L'Inde et la Chine utilisent beaucoup les technologies transgéniques sur le coton et sur le riz. Il faut garder à l'esprit que l'Inde est connue notamment pour avoir employé des produits phytosanitaires destinés au coton, dangereux pour la santé. On sait que la Chine est active dans la recherche OGM, mais il y a peu d'informations concernant les surfaces cultivées.

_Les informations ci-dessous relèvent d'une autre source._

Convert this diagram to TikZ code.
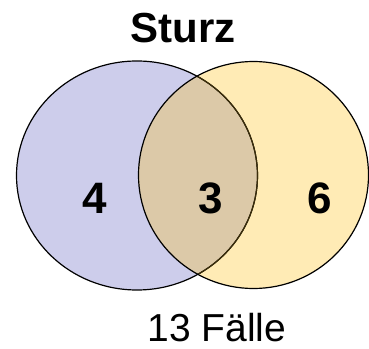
\documentclass[tikz,border=0pt]{standalone}
\usepackage{fontspec}
\setmainfont{Liberation Sans}
\definecolor{lav}{HTML}{CDCDEB}
\definecolor{yel}{HTML}{FFEBB5}
\definecolor{tan}{HTML}{DCC9A8}
\definecolor{brn}{HTML}{3C2E0A}
\begin{document}
\begin{tikzpicture}[x=1pt,y=1pt,
  num/.style={font=\fontsize{44}{44}\selectfont\bfseries,anchor=base,inner sep=0pt},
  ring/.style={line width=1.2pt}]
\useasboundingbox (0,0) rectangle (369,348);
\coordinate (L) at (137,172.5);
\coordinate (R) at (253.5,173);
\fill[lav] (L) ellipse [x radius=120.5, y radius=114.5];
\fill[yel] (R) ellipse [x radius=115, y radius=113.5];
\begin{scope}
  \clip (L) ellipse [x radius=120.5, y radius=114.5];
  \fill[tan] (R) ellipse [x radius=115, y radius=113.5];
\end{scope}
\draw[ring] (L) ellipse [x radius=120.5, y radius=114.5];
\begin{scope}
  \clip (R) ellipse [x radius=115, y radius=113.5];
  \draw[ring,brn] (L) ellipse [x radius=120.5, y radius=114.5];
\end{scope}
\draw[ring] (R) ellipse [x radius=115, y radius=113.5];
\node[font=\fontsize{42}{42}\selectfont\bfseries,anchor=base,inner sep=0pt] (title) at (183.3,305) {Sturz};
\node[num] (a) at (94.5,134.7) {4};
\node[num] (b) at (211,134.7) {3};
\node[num] (c) at (319.7,134.7) {6};
\node[font=\fontsize{39}{39}\selectfont,anchor=base,inner sep=0pt] (total) at (216.7,6.3) {13 Fälle};
\end{tikzpicture}
\end{document}
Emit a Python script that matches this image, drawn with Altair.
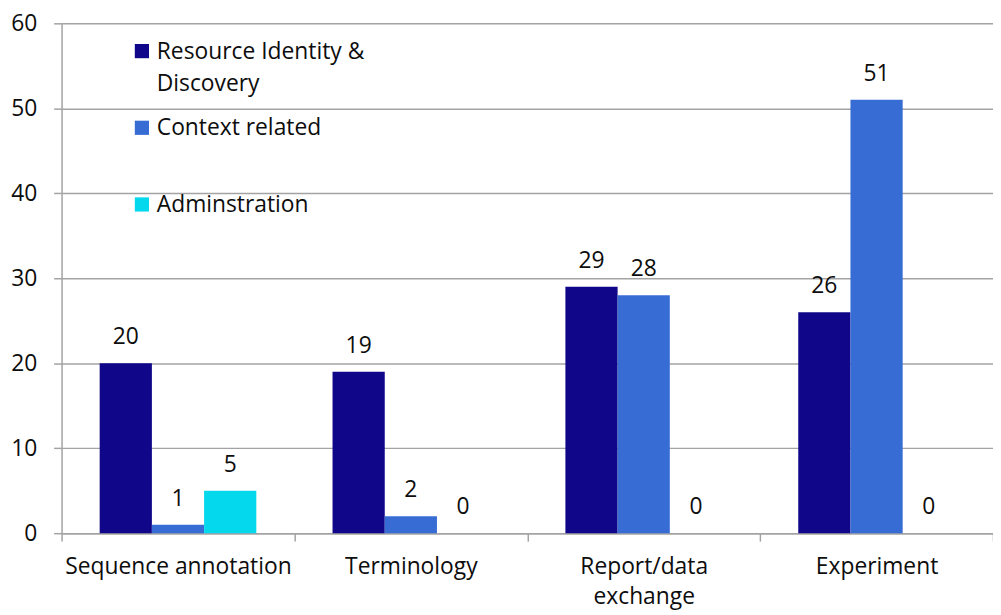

J'évoquerai enfin la brevetabilité du vivant. Les espèces végétales et animales ne sont absolument pas brevetables. N'est brevetable que le couple gène/fonction-application, que les firmes ont découvert et développé. Ce sont ces génomes que chaque semencier peut acheter, mais pas le vivant. La France a eu l'originalité d'inventer, à côté du brevet, le certificat d'obtention végétale qui permet une meilleure évolution de la science en ce domaine : tout le monde peut acquérir ce certificat pour développer une variété plus performante. La France s'était montrée novatrice et avait bien circonscrit la brevetabilité du vivant, mais elle n'a pas été suivie.